Colin E Braley, Associated Press
Utah Jazz rookie Alec Burks (10) and center Al Jefferson wait to have photos taken before their first NBA basketball training camp workout in Salt Lake City, Friday, Dec. 9 2011.
He's definitely really talented, that's for sure," said Hayward. "He's a really good slasher and can get to the rim with ease.

SALT LAKE CITY — It was just a fun exhibition game with players showing off a lot of dunks, playing little defense and entertaining fans starved for some NBA basketball.

But anyone who saw that early-November game at Salt Lake Community College featuring Jazz and other assorted NBA players was likely most impressed with one particular player on the floor — Jazz rookie-to-be Alec Burks.

Only NBA standout Stephen Curry outscored Burks, who poured in 29 points, including 12 of 13 from the field and looked very comfortable playing among the NBA veterans.

While it's been just a few days since the Jazz started practicing for the shortened 2011-12 season, the 6-foot-6 Burks is already impressing his coaches and teammates.

"He's learning a lot in the change from college to the pros and his energy and approach to practice gets better every day," said coach Tyrone Corbin. "He's picking stuff up, knowing where to get to on the plays. But he's really good at making passes to his teammates. That's going to be a great thing, because guys like to play with guys who like to pass the basketball."

Corbin was thrilled that Burks came into camp "in great shape," which probably had a lot to do with his summer routine.

Burks, who just turned 20 in July, spent the summer in Indianapolis, working out with fellow Jazzman Gordon Hayward at St. Vincent Sports Performance.

For three months, the two worked out together along with several other players Monday through Friday for a couple of hours in the morning and a couple in the afternoon.

Hayward, who a year ago was going through the same thing Burks is going through now, was impressed with what he saw of the Jazz's first-round choice from Colorado.

"He's definitely really talented, that's for sure," said Hayward. "He's a really good slasher and can get to the rim with ease."

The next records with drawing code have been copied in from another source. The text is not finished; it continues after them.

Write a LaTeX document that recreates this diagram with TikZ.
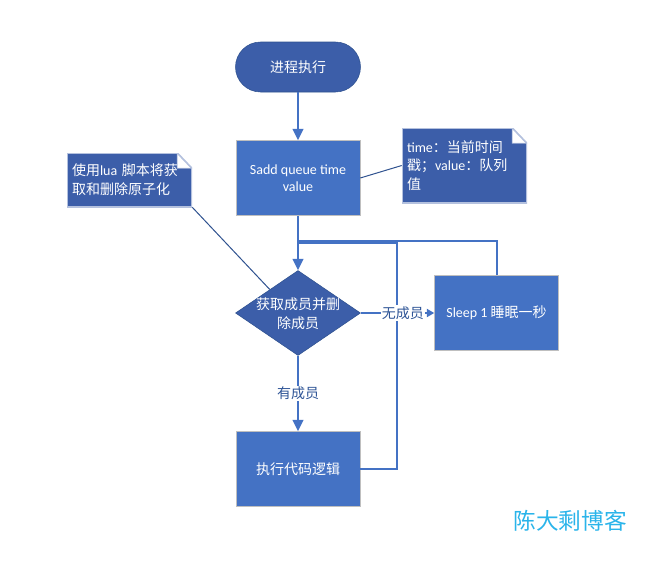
\documentclass[tikz,border=0pt]{standalone}
\usepackage{fontspec}
\setmainfont{Noto Sans CJK SC}
\newfontfamily\lat{Carlito}
\usetikzlibrary{arrows.meta,calc,shapes.geometric}
\definecolor{boxblue}{HTML}{4472C4}
\definecolor{darkblue}{HTML}{3C5EA9}
\definecolor{edgeblue}{HTML}{2F528F}
\definecolor{labelblue}{HTML}{2F5597}
\definecolor{boxedge}{HTML}{BFBFBF}
\definecolor{noteedge}{HTML}{B4C1DE}
\definecolor{markblue}{HTML}{2AB4EA}

\begin{document}
\begin{tikzpicture}[x=0.75pt,y=-0.75pt,
  every node/.style={font=\fontsize{10.5}{14}\selectfont},
  start/.style={rectangle, rounded corners=18.75pt, fill=darkblue, draw=edgeblue, text=white,
    minimum width=93.75pt, minimum height=37.5pt},
  proc/.style={rectangle, fill=boxblue, draw=boxedge, text=white, align=center,
    minimum width=93pt, minimum height=56.25pt},
  decision/.style={diamond, fill=darkblue, draw=edgeblue, inner sep=0pt,
    minimum width=93.75pt, minimum height=63.75pt},
  note/.style={fill=darkblue, text=white, align=left, text width=86.25pt,
    inner xsep=3.75pt, inner ysep=0pt, minimum width=93.75pt,
    path picture={
      \path (path picture bounding box.north east) coordinate (pe)
            (path picture bounding box.north west) coordinate (pw)
            (path picture bounding box.south west) coordinate (ps)
            (path picture bounding box.south east) coordinate (pq);
      \fill[white] ([xshift=-11pt]pe) rectangle ([yshift=-11.5pt]pe);
      \draw[noteedge, line width=1.2pt] (ps) -- (pw) -- ([xshift=-11pt]pe)
            -- ([yshift=-11.5pt]pe) -- (pq) -- cycle;
      \draw[noteedge, line width=0.6pt] ([xshift=-11pt]pe) -- ([xshift=-11pt,yshift=-11.5pt]pe)
            -- ([yshift=-11.5pt]pe) -- cycle;
    }},
  flow/.style={draw=boxblue, line width=1.5pt, -{Triangle[width=8pt,length=8.5pt]}},
  back/.style={draw=boxblue, line width=1.5pt},
  link/.style={draw=edgeblue, line width=0.75pt},
  lbl/.style={fill=white, text=labelblue, inner sep=1pt}
]
\path[use as bounding box] (0,0) rectangle (650,564);

% main column
\node[start] (run) at (298,67) {进程执行};
\node[proc, font=\lat\fontsize{10.5}{13}\selectfont] (sadd) at (298,178) {Sadd queue time\\value};
\node[decision] (dia) at (298,313) {};
\node[text=white, align=center] (diatext) at (298,314) {获取成员并删\\除成员};
\node[proc] (sleep) at (496.5,313) {{\lat Sleep 1 }睡眠一秒};
\node[proc] (exec) at (298,469) {执行代码逻辑};

% notes
\node[note, minimum height=56.25pt] (tnote) at (464.5,165.5) {{\lat time}：当前时间\\戳；{\lat value}：队列\\值};
\node[note, minimum height=40.5pt] (lnote) at (129.5,180) {使用{\lat lua }脚本将获\\取和删除原子化};

\draw[link] (sadd.east) -- (tnote.west);
\draw[link] (lnote.south east) -- ($(dia.west)!0.55!(dia.north)$);

% loops back to the decision
\coordinate (j1) at (298,240.5);
\coordinate (j2) at (298,243);
\draw[back] (sleep.north) |- (j1);
\draw[back] (exec.east) -- ++(37,0) |- (j2);

\draw[flow] (run) -- (sadd);
\draw[flow] (sadd) -- (dia.north);
\draw[flow] (dia.south) -- node[lbl] (yes) {有成员} (exec.north);
\draw[draw=boxblue, line width=1.5pt, -{Triangle[width=6pt,length=5.5pt]}] (dia.east) -- node[lbl, xshift=4pt] (no) {无成员} (sleep.west);

\node[text=markblue, font=\fontsize{17}{20}\selectfont] (mark) at (570,521) {陈大剩博客};
\end{tikzpicture}
\end{document}
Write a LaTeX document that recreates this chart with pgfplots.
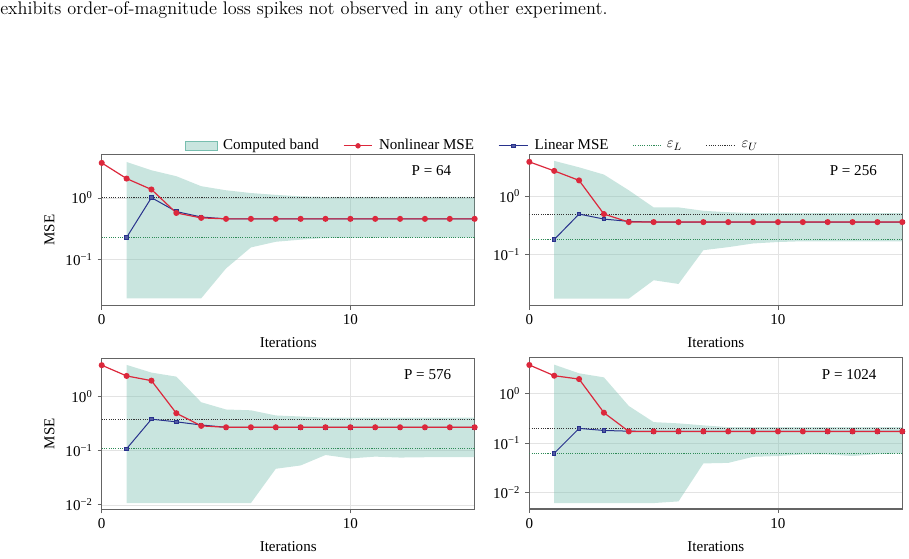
\documentclass[border=0pt]{standalone}
\usepackage{pgfplots}
\pgfplotsset{compat=1.18}
\usepackage{fontspec}
\newfontfamily\chartfont{Liberation Serif}

\definecolor{nlred}{RGB}{220,40,60}
\definecolor{linblue}{RGB}{40,50,140}
\definecolor{bandcol}{RGB}{120,190,175}
\definecolor{epsL}{RGB}{46,139,87}
\definecolor{epsU}{RGB}{50,50,50}
\definecolor{spine}{RGB}{100,100,100}

\pgfplotsset{
  every axis/.append style={
    scale only axis, width=279.7pt, height=113.3pt,
    xmin=0, xmax=15,
    xtick={0,10}, xticklabels={0,10},
    yminorticks=false,
    tick pos=left, tick align=outside, major tick length=3pt,
    tick style={spine, line width=0.6pt},
    axis line style={spine, line width=0.8pt},
    grid=major, grid style={gray!22, line width=0.5pt},
    xlabel=Iterations,
    xlabel style={at={(axis description cs:0.5,-0.247)}, anchor=center},
    ylabel style={at={(axis description cs:-0.14,0.5)}, anchor=center},
  },
  bandarea/.style={fill=bandcol, fill opacity=0.4, draw=none, forget plot},
  nlplot/.style={nlred, line width=0.9pt, mark=*, mark size=1.8pt, mark options={fill=nlred, draw=nlred}, forget plot},
  linplot/.style={linblue, line width=0.75pt, mark=square*, mark size=1.3pt, mark options={fill=linblue!80!white, draw=linblue}, forget plot},
  epslplot/.style={epsL, line width=0.6pt, dash pattern=on 0.8pt off 0.9pt, forget plot},
  epsuplot/.style={epsU, line width=0.6pt, dash pattern=on 0.8pt off 0.9pt, forget plot},
}

\begin{document}
\chartfont\fontsize{11.3}{13.5}\selectfont
\begin{tikzpicture}
\useasboundingbox (0,0) rectangle (681.75pt,419.25pt);

\node[anchor=west, inner sep=0pt] at (0pt,411.5pt)
  {\normalfont\fontsize{13.7}{16}\selectfont exhibits order-of-magnitude loss spikes not observed in any other experiment.};

% ---------------- P = 64 ----------------
\begin{semilogyaxis}[at={(76.3pt,190pt)}, anchor=south west,
  ymin=0.0178, ymax=5.05, ytick={0.1,1},
  yticklabels={10\textsuperscript{−1},10\textsuperscript{0}},
  ylabel=MSE,
  legend columns=5, legend cell align=left,
  legend style={at={(0.9946,1.058)}, anchor=center, draw=none, fill=none,
    /tikz/every even column/.append style={column sep=16pt},
    /tikz/every odd column/.append style={column sep=2.5pt}},
  ]
\addlegendimage{legend image code/.code={\fill[bandcol, fill opacity=0.4] (0cm,-0.13cm) rectangle (0.84cm,0.13cm);}}
\addlegendentry{Computed band}
\addlegendimage{legend image code/.code={\draw[nlred, line width=0.9pt] (0cm,0cm) -- (0.76cm,0cm);
  \fill[nlred] (0.38cm,0cm) circle (1.8pt);}}
\addlegendentry{Nonlinear MSE}
\addlegendimage{legend image code/.code={\draw[linblue, line width=0.75pt] (0cm,0cm) -- (0.78cm,0cm);
  \filldraw[fill=linblue!80!white, draw=linblue, line width=0.6pt] (0.39cm,0cm) +(-1.3pt,-1.3pt) rectangle +(1.3pt,1.3pt);}}
\addlegendentry{Linear MSE}
\addlegendimage{legend image code/.code={\draw[epsL, line width=0.6pt, dash pattern=on 0.8pt off 0.9pt] (0cm,0cm) -- (0.72cm,0cm);}}
\addlegendentry{$\varepsilon_L$}
\addlegendimage{legend image code/.code={\draw[epsU, line width=0.6pt, dash pattern=on 0.8pt off 0.9pt] (0cm,0cm) -- (0.76cm,0cm);}}
\addlegendentry{$\varepsilon_U$}

\addplot[bandarea] coordinates {
  (1,3.83) (2,2.81) (3,2.25) (4,1.55) (5,1.33) (6,1.20) (7,1.12) (8,1.06)
  (9,1.04) (10,1.04) (11,1.04) (12,1.04) (13,1.04) (14,1.04) (15,1.04)
  (15,0.226) (14,0.226) (13,0.226) (12,0.226) (11,0.226) (10,0.225) (9,0.223)
  (8,0.210) (7,0.194) (6,0.157) (5,0.0716) (4,0.0234) (3,0.0234) (2,0.0234) (1,0.0234)};
\addplot[epslplot] coordinates {(0,0.228) (15,0.228)};
\addplot[epsuplot] coordinates {(0,1.03) (15,1.03)};
\addplot[linplot] coordinates {
  (1,0.228) (2,1.01) (3,0.60) (4,0.49) (5,0.457) (6,0.457) (7,0.457) (8,0.457)
  (9,0.457) (10,0.457) (11,0.457) (12,0.457) (13,0.457) (14,0.457) (15,0.457)};
\addplot[nlplot] coordinates {
  (0,3.70) (1,2.06) (2,1.37) (3,0.57) (4,0.474) (5,0.457) (6,0.457) (7,0.457)
  (8,0.457) (9,0.457) (10,0.457) (11,0.457) (12,0.457) (13,0.457) (14,0.457) (15,0.457)};
\node[anchor=east] at (rel axis cs:0.951,0.893) {P = 64};
\end{semilogyaxis}

% ---------------- P = 256 ----------------
\begin{semilogyaxis}[at={(397pt,190pt)}, anchor=south west,
  ymin=0.01368, ymax=5.05, ytick={0.1,1},
  yticklabels={10\textsuperscript{−1},10\textsuperscript{0}},
  ]
\addplot[bandarea] coordinates {
  (1,3.95) (2,3.07) (3,2.31) (4,1.25) (5,0.64) (6,0.64) (7,0.56) (8,0.53)
  (9,0.51) (10,0.51) (11,0.51) (12,0.51) (13,0.51) (14,0.51) (15,0.51)
  (15,0.17) (14,0.17) (13,0.17) (12,0.17) (11,0.17) (10,0.165) (9,0.156)
  (8,0.135) (7,0.12) (6,0.032) (5,0.037) (4,0.018) (3,0.018) (2,0.018) (1,0.018)};
\addplot[epslplot] coordinates {(0,0.185) (15,0.185)};
\addplot[epsuplot] coordinates {(0,0.493) (15,0.493)};
\addplot[linplot] coordinates {
  (1,0.182) (2,0.493) (3,0.405) (4,0.37) (5,0.36) (6,0.36) (7,0.36) (8,0.36)
  (9,0.36) (10,0.36) (11,0.36) (12,0.36) (13,0.36) (14,0.36) (15,0.36)};
\addplot[nlplot] coordinates {
  (0,3.80) (1,2.67) (2,1.84) (3,0.493) (4,0.36) (5,0.36) (6,0.36) (7,0.36)
  (8,0.36) (9,0.36) (10,0.36) (11,0.36) (12,0.36) (13,0.36) (14,0.36) (15,0.36)};
\node[anchor=east] at (rel axis cs:0.946,0.892) {P = 256};
\end{semilogyaxis}

% ---------------- P = 576 ----------------
\begin{semilogyaxis}[at={(76.3pt,37.3pt)}, anchor=south west,
  ymin=0.0083, ymax=5.15, ytick={0.01,0.1,1},
  yticklabels={10\textsuperscript{−2},10\textsuperscript{−1},10\textsuperscript{0}},
  ylabel=MSE,
  ]
\addplot[bandarea] coordinates {
  (1,3.87) (2,2.79) (3,2.35) (4,0.79) (5,0.58) (6,0.56) (7,0.45) (8,0.43)
  (9,0.41) (10,0.41) (11,0.41) (12,0.41) (13,0.41) (14,0.41) (15,0.41)
  (15,0.076) (14,0.076) (13,0.076) (12,0.075) (11,0.078) (10,0.0723) (9,0.0836)
  (8,0.0536) (7,0.0465) (6,0.0108) (5,0.0108) (4,0.0108) (3,0.0108) (2,0.0108) (1,0.0108)};
\addplot[epslplot] coordinates {(0,0.109) (15,0.109)};
\addplot[epsuplot] coordinates {(0,0.384) (15,0.384)};
\addplot[linplot] coordinates {
  (1,0.109) (2,0.384) (3,0.343) (4,0.30) (5,0.272) (6,0.272) (7,0.272) (8,0.272)
  (9,0.272) (10,0.272) (11,0.272) (12,0.272) (13,0.272) (14,0.272) (15,0.272)};
\addplot[nlplot] coordinates {
  (0,3.82) (1,2.42) (2,1.98) (3,0.495) (4,0.289) (5,0.272) (6,0.272) (7,0.272)
  (8,0.272) (9,0.272) (10,0.272) (11,0.272) (12,0.272) (13,0.272) (14,0.272) (15,0.272)};
\node[anchor=east] at (rel axis cs:0.951,0.894) {P = 576};
\end{semilogyaxis}

% ---------------- P = 1024 ----------------
\begin{semilogyaxis}[at={(397pt,37.5pt)}, anchor=south west,
  ymin=0.00471, ymax=5.2, ytick={0.01,0.1,1},
  yticklabels={10\textsuperscript{−2},10\textsuperscript{−1},10\textsuperscript{0}},
  ]
\addplot[bandarea] coordinates {
  (1,3.80) (2,2.55) (3,2.11) (4,0.56) (5,0.265) (6,0.25) (7,0.228) (8,0.21)
  (9,0.21) (10,0.21) (11,0.21) (12,0.21) (13,0.21) (14,0.21) (15,0.21)
  (15,0.062) (14,0.060) (13,0.055) (12,0.059) (11,0.059) (10,0.055) (9,0.053)
  (8,0.040) (7,0.039) (6,0.0067) (5,0.0062) (4,0.0062) (3,0.0062) (2,0.0062) (1,0.0062)};
\addplot[epslplot] coordinates {(0,0.0624) (15,0.0624)};
\addplot[epsuplot] coordinates {(0,0.2) (15,0.2)};
\addplot[linplot] coordinates {
  (1,0.0624) (2,0.198) (3,0.18) (4,0.174) (5,0.172) (6,0.172) (7,0.172) (8,0.172)
  (9,0.172) (10,0.172) (11,0.172) (12,0.172) (13,0.172) (14,0.172) (15,0.172)};
\addplot[nlplot] coordinates {
  (0,3.75) (1,2.28) (2,1.95) (3,0.41) (4,0.172) (5,0.172) (6,0.172) (7,0.172)
  (8,0.172) (9,0.172) (10,0.172) (11,0.172) (12,0.172) (13,0.172) (14,0.172) (15,0.172)};
\node[anchor=east] at (rel axis cs:0.945,0.889) {P = 1024};
\end{semilogyaxis}
\end{tikzpicture}
\end{document}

Burks enjoyed the experience in Indianapolis and getting to know Hayward well.

"We worked out hard, got better together and got stronger," said Burks. "He told me a lot of stuff about the Jazz."

Burks stayed in a hotel, except the weekends when he went home to Kansas City, while Hayward was able to go home every night to his old house where he grew up. But the two did hang out together and Burks commented what a funny guy Hayward is, while Hayward talked about how nice it was to get to know Burks off the floor.

"It was good to see what he has on the court, but more importantly to meet him as a person and as a teammate and a friend," said Hayward. "Sometimes that's more important than the basketball stuff. He already knew who I was, and it was really good to have someone you're comfortable around."

One of Burks' biggest improvements over the summer came in his long-range shooting. In college he was known — as Hayward said — for his ability to slash to the basket and score. While he shot 50.8 percent from two-point range at Colorado, he only made 29.2 percent of his shots from 3-point range.

But as he showed in the November game at SLCC when he made 5 of 6 from 3-point range, he has improved dramatically from beyond the arc.

"I didn't shoot outside a lot in college because I got to the rack a lot," said Burks. "So I want to prove to everybody I can shoot."

Jazz general manager Kevin O'Connor has noticed the improvement in Burks' game since he was drafted, not only in his shooting, but all aspects of his game.

"To see the shooting, ball-handling, to see him get bigger — you know he worked during the summer," O'Connor said. "Those are the things you like to see."

Burks has already adjusted well to Utah, saying, "it's basically the same as Colorado," where he played his college ball. He's also had no problem adjusting to the altitude, which is actually lower than Boulder.

On the first day of practice "everybody was sucking wind, but we got through it," Burks said.

Burks' biggest adjustment so far has been "the speed of the game" with more talented players. "A lot of things you can do in college, you might not get away with here," he said.

Corbin is high on Burks and said he has a chance to play a lot for the Jazz this year.

"It's been going good — I'm just trying to learn everything and work hard," Burks said. "I just want to contribute early. I feel like I have the ability, and the way we're playing with a lot of young guys, I have the chance."